Copy the listing below in full and skip every picture.
• • • • • • •
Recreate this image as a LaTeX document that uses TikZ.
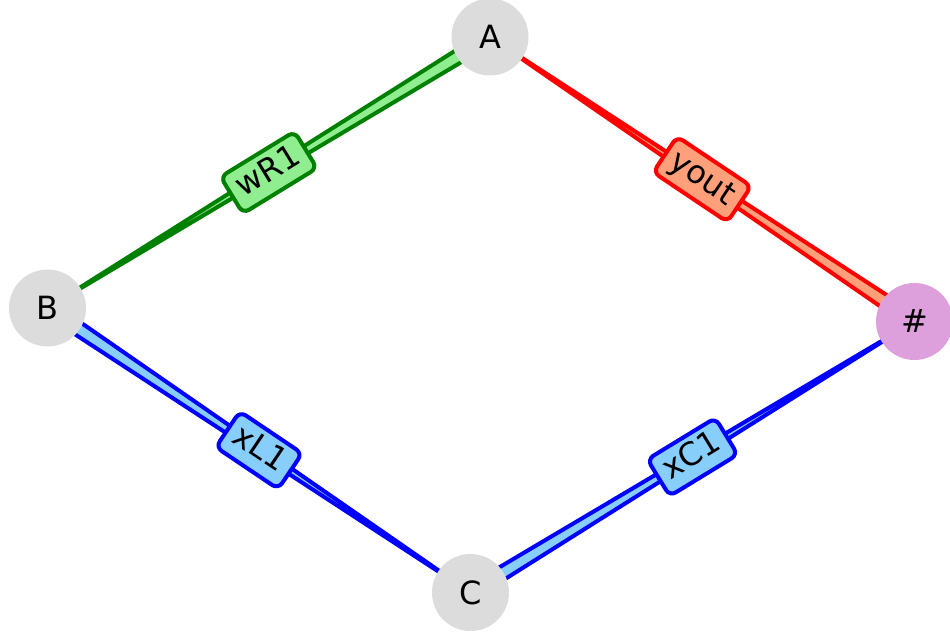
\documentclass[tikz,border=0pt]{standalone}
\usepackage{fontspec}
\setmainfont{DejaVu Sans}
\usetikzlibrary{calc}
\definecolor{nodegray}{HTML}{DCDCDC}
\definecolor{plumc}{HTML}{DDA0DD}
\definecolor{dgreen}{HTML}{008000}
\definecolor{lgreen}{HTML}{90EE90}
\definecolor{lsalmon}{HTML}{FFA07A}
\definecolor{lsky}{HTML}{87CEFA}
\pgfdeclarelayer{edges}
\pgfsetlayers{edges,main}
\begin{document}
\begin{tikzpicture}[x=1pt,y=1pt,
  vert/.style={circle, fill=nodegray, minimum size=77pt, inner sep=0pt, font=\fontsize{32}{36}\selectfont},
  elabel/.style={draw, line width=4pt, rounded corners=7pt, font=\fontsize{32}{36}\selectfont,
    inner xsep=9pt, inner ysep=6pt, text height=24pt, text depth=7pt, sloped, pos=0.5},
  wedge/.style={line width=4pt, line join=round}]
\useasboundingbox (0,0) rectangle (950,635);
\node[vert] (A) at (490,598) {A};
\node[vert] (B) at (47.5,327) {B};
\node[vert] (C) at (470.5,42.5) {C};
\node[vert, fill=plumc] (H) at (914.5,313.5) {\#};
\begin{pgfonlayer}{edges}
% A -> B, wide at A
\draw[wedge, draw=dgreen, fill=lgreen] ($(A.center)!7pt!90:(B.center)$) -- ($(A.center)!7pt!-90:(B.center)$) -- (B.center) -- cycle;
% A -> H, wide at H
\draw[wedge, draw=red, fill=lsalmon] ($(H.center)!7pt!90:(A.center)$) -- ($(H.center)!7pt!-90:(A.center)$) -- (A.center) -- cycle;
% B -> C, wide at B
\draw[wedge, draw=blue, fill=lsky] ($(B.center)!7pt!90:(C.center)$) -- ($(B.center)!7pt!-90:(C.center)$) -- (C.center) -- cycle;
% C -> H, wide at C
\draw[wedge, draw=blue, fill=lsky] ($(C.center)!7pt!90:(H.center)$) -- ($(C.center)!7pt!-90:(H.center)$) -- (H.center) -- cycle;
\path (B) -- node[elabel, draw=dgreen, fill=lgreen] {wR1} (A);
\path (A) -- node[elabel, draw=red, fill=lsalmon] {yout} (H);
\path (B) -- node[elabel, draw=blue, fill=lsky] {xL1} (C);
\path (C) -- node[elabel, draw=blue, fill=lsky] {xC1} (H);
\end{pgfonlayer}
\end{tikzpicture}
\end{document}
• • • • • • •
[Solution to this exercise]
Recreate this image as a LaTeX document that uses TikZ.
\documentclass[tikz,border=0pt]{standalone}
\usepackage{fontspec}
\setmainfont{DejaVu Sans}
\usetikzlibrary{calc}
\definecolor{nodegray}{HTML}{DCDCDC}
\definecolor{plumc}{HTML}{DDA0DD}
\definecolor{dgreen}{HTML}{008000}
\definecolor{lgreen}{HTML}{90EE90}
\definecolor{lsalmon}{HTML}{FFA07A}
\definecolor{lsky}{HTML}{87CEFA}
\pgfdeclarelayer{edges}
\pgfsetlayers{edges,main}
\begin{document}
\begin{tikzpicture}[x=1pt,y=1pt,
  vert/.style={circle, fill=nodegray, minimum size=77pt, inner sep=0pt, font=\fontsize{32}{36}\selectfont},
  elabel/.style={draw, line width=4pt, rounded corners=7pt, font=\fontsize{32}{36}\selectfont,
    inner xsep=9pt, inner ysep=6pt, text height=24pt, text depth=7pt, sloped, pos=0.5},
  wedge/.style={line width=4pt, line join=round}]
\useasboundingbox (0,0) rectangle (950,635);
\node[vert] (A) at (490,598) {A};
\node[vert] (B) at (47.5,327) {B};
\node[vert] (C) at (470.5,42.5) {C};
\node[vert, fill=plumc] (H) at (914.5,313.5) {\#};
\begin{pgfonlayer}{edges}
% A -> B, wide at A
\draw[wedge, draw=dgreen, fill=lgreen] ($(A.center)!7pt!90:(B.center)$) -- ($(A.center)!7pt!-90:(B.center)$) -- (B.center) -- cycle;
% A -> H, wide at H
\draw[wedge, draw=red, fill=lsalmon] ($(H.center)!7pt!90:(A.center)$) -- ($(H.center)!7pt!-90:(A.center)$) -- (A.center) -- cycle;
% B -> C, wide at B
\draw[wedge, draw=blue, fill=lsky] ($(B.center)!7pt!90:(C.center)$) -- ($(B.center)!7pt!-90:(C.center)$) -- (C.center) -- cycle;
% C -> H, wide at C
\draw[wedge, draw=blue, fill=lsky] ($(C.center)!7pt!90:(H.center)$) -- ($(C.center)!7pt!-90:(H.center)$) -- (H.center) -- cycle;
\path (B) -- node[elabel, draw=dgreen, fill=lgreen] {wR1} (A);
\path (A) -- node[elabel, draw=red, fill=lsalmon] {yout} (H);
\path (B) -- node[elabel, draw=blue, fill=lsky] {xL1} (C);
\path (C) -- node[elabel, draw=blue, fill=lsky] {xC1} (H);
\end{pgfonlayer}
\end{tikzpicture}
\end{document}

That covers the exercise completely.